In vitro antifungal susceptibility testing of Candida blood isolates and evaluation of the E-test method
Jang-Jih Lu, Shih-Yi Lee, Tzong-Shi Chiueh
Division of Clinical Pathology, Department of Pathology, Tri-Service General Hospital, Taipei, Taiwan, ROC
Received: February 23, 2004 Revised: March 31, 2004 Accepted: June 25, 2004
Fungal infections have dramatically increased in recent years, along with the increase of drug-resistant isolates in immunocompromised patients. Ninety eight Candida species obtained from blood cultures at the Tri-Service General Hospital, Taiwan, from 1998 to 2000 were studied.

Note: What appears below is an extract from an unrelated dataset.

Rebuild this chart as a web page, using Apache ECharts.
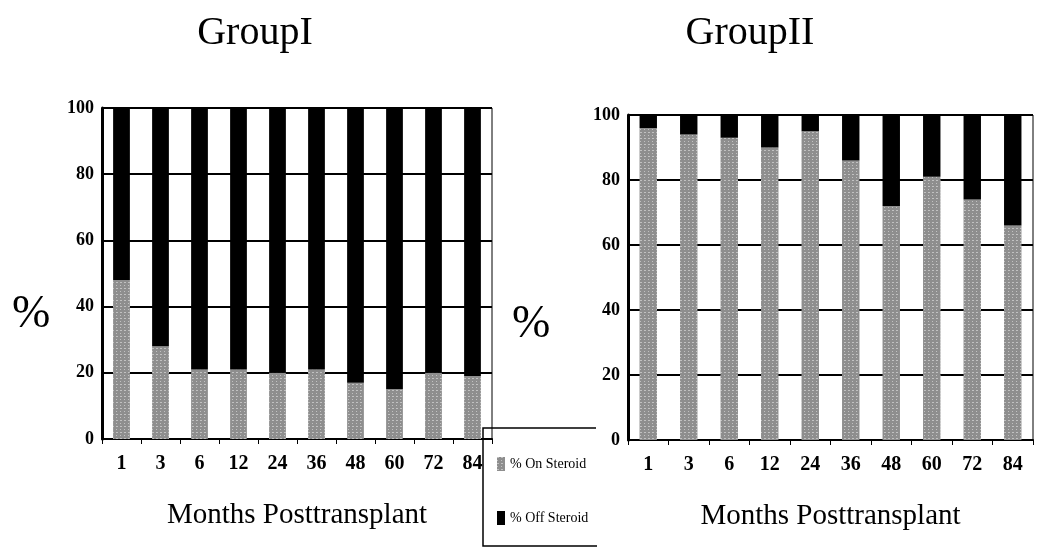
<!DOCTYPE html>
<html>
<head>
<meta charset="utf-8">
<script src="https://cdn.jsdelivr.net/npm/echarts@6/dist/echarts.min.js"></script>
<style>
  html, body { margin: 0; padding: 0; background: #fff; }
  #chart { width: 1050px; height: 560px; }
</style>
</head>
<body>
<div id="chart"></div>
<script>
// months after transplant
const months = ['1', '3', '6', '12', '24', '36', '48', '60', '72', '84'];
// % on steroid
const group1On = [48, 28, 21, 21, 20, 21, 17, 15, 20, 19];
const group2On = [96, 94, 93, 90, 95, 86, 72, 81, 74, 66];
const yTicks = [0, 20, 40, 60, 80, 100];

const offOf = arr => arr.map(v => 100 - v);

const serif = 'Liberation Serif';
const grayFill = {
  color: '#8e8e8e',
  decal: {
    symbol: 'rect',
    symbolSize: 1,
    color: 'rgba(255,255,255,0.45)',
    dashArrayX: [[1, 3], [2, 2]],
    dashArrayY: [1, 2],
    rotation: 0
  }
};

function xAxisFor(idx) {
  return {
    type: 'category',
    gridIndex: idx,
    data: months,
    name: 'Months Posttransplant',
    nameLocation: 'middle',
    nameGap: 62,
    nameTextStyle: { fontFamily: serif, fontSize: 29, color: '#000' },
    axisLine: { lineStyle: { color: '#000', width: 2 } },
    axisTick: { show: true, length: 5, lineStyle: { color: '#000' } },
    axisLabel: {
      margin: 15, fontFamily: serif, fontWeight: 'bold', fontSize: 20, color: '#000'
    }
  };
}

function yAxisFor(idx) {
  return {
    type: 'value',
    gridIndex: idx,
    min: 0, max: 100, interval: 20,
    axisLine: { show: true, lineStyle: { color: '#000', width: 3 } },
    axisTick: { show: false },
    splitLine: { lineStyle: { color: '#000', width: 2 } },
    axisLabel: {
      margin: 8, fontFamily: serif, fontWeight: 'bold', fontSize: 18, color: '#000',
      formatter: v => (yTicks.includes(v) ? String(v) : '')
    }
  };
}

const chart = echarts.init(document.getElementById('chart'));
const option = {
  animation: false,
  title: [
    { text: 'GroupI', left: 250, top: 8, textAlign: 'center',
      textStyle: { fontFamily: serif, fontWeight: 'normal', fontSize: 40, color: '#000' } },
    { text: 'GroupII', left: 745, top: 8, textAlign: 'center',
      textStyle: { fontFamily: serif, fontWeight: 'normal', fontSize: 40, color: '#000' } }
  ],
  legend: {
    orient: 'vertical',
    left: 492, top: 452,
    icon: 'rect',
    itemWidth: 8, itemHeight: 14,
    itemGap: 40,
    data: ['% On Steroid', '% Off Steroid'],
    textStyle: { fontFamily: serif, fontSize: 14, color: '#000' }
  },
  grid: [
    { left: 102, right: 558, top: 108, bottom: 121, show: true, borderColor: '#000', borderWidth: 1 },
    { left: 628, right: 17, top: 115, bottom: 120, show: true, borderColor: '#000', borderWidth: 1 }
  ],
  xAxis: [xAxisFor(0), xAxisFor(1)],
  yAxis: [yAxisFor(0), yAxisFor(1)],
  graphic: [
    { type: 'text', left: 12, top: 292,
      style: { text: '%', fontFamily: serif, fontSize: 46, fill: '#000' } },
    { type: 'text', left: 512, top: 302,
      style: { text: '%', fontFamily: serif, fontSize: 46, fill: '#000' } },
    { type: 'polyline', shape: { points: [[596, 428], [483, 428], [483, 546], [597, 546]] },
      style: { stroke: '#000', lineWidth: 1.5, fill: 'none' } }
  ],
  series: [
    { name: '% On Steroid', type: 'bar', stack: 'g1', xAxisIndex: 0, yAxisIndex: 0,
      barWidth: '43%', itemStyle: grayFill, data: group1On },
    { name: '% Off Steroid', type: 'bar', stack: 'g1', xAxisIndex: 0, yAxisIndex: 0,
      barWidth: '43%', itemStyle: { color: '#000' }, data: offOf(group1On) },
    { name: '% On Steroid', type: 'bar', stack: 'g2', xAxisIndex: 1, yAxisIndex: 1,
      barWidth: '43%', itemStyle: grayFill, data: group2On },
    { name: '% Off Steroid', type: 'bar', stack: 'g2', xAxisIndex: 1, yAxisIndex: 1,
      barWidth: '43%', itemStyle: { color: '#000' }, data: offOf(group2On) }
  ]
};
chart.setOption(option);
</script>
</body>
</html>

These included 50 Candida albicans, 13 Candida glabrata, 24 Candida tropicalis and 11 Candida parapsilosis isolates. To investigate their susceptibility to commonly used antifungal drugs, minimum inhibitory concentrations (MIC) of amphotericin B, fluconazole, flucytosine, and ketoconazole were determined. Both the National Committee for Clinical Laboratory Standards reference broth macrodilution method and E-test were used in parallel. Ninety five isolates (95/98, 96.94%) were susceptible to amphotericin B at a concentration <1 µg/mL. All isolates (100%, 98/98) were susceptible to flucytosine. Approximately 30% of these Candida isolates were resistant to fluconazole. The MIC for 90% of isolates (MIC90) values for both methods for these isolates were 0.5 µg/mL for amphotericin B, 32 µg/mL for fluconazole, 0.25 µg/mL for flucytosine (0.125 µg/mL by E-test method), and 4 µg/mL for ketoconazole. MIC for 50% of isolates (MIC50) values for these agents were 0.25, 2, 0.06, and 0.06 µg/mL, respectively. The essential agreement of MIC values within 2 dilutions for the 2 methods was 99.0% for amphotericin B, 90.8% for ketoconazole, 92.9% for fluconazole, and 91.8% for flucytosine. This study showed that E-test has equivalent performance to the broth macrodilution method and can be used as an alternative MIC technique for antifungal susceptibility testing.
Antifungal agents, culture media, microbial sensitivity tests, reference standards
J Microbiol Immunol Infect 2004;37:335-342.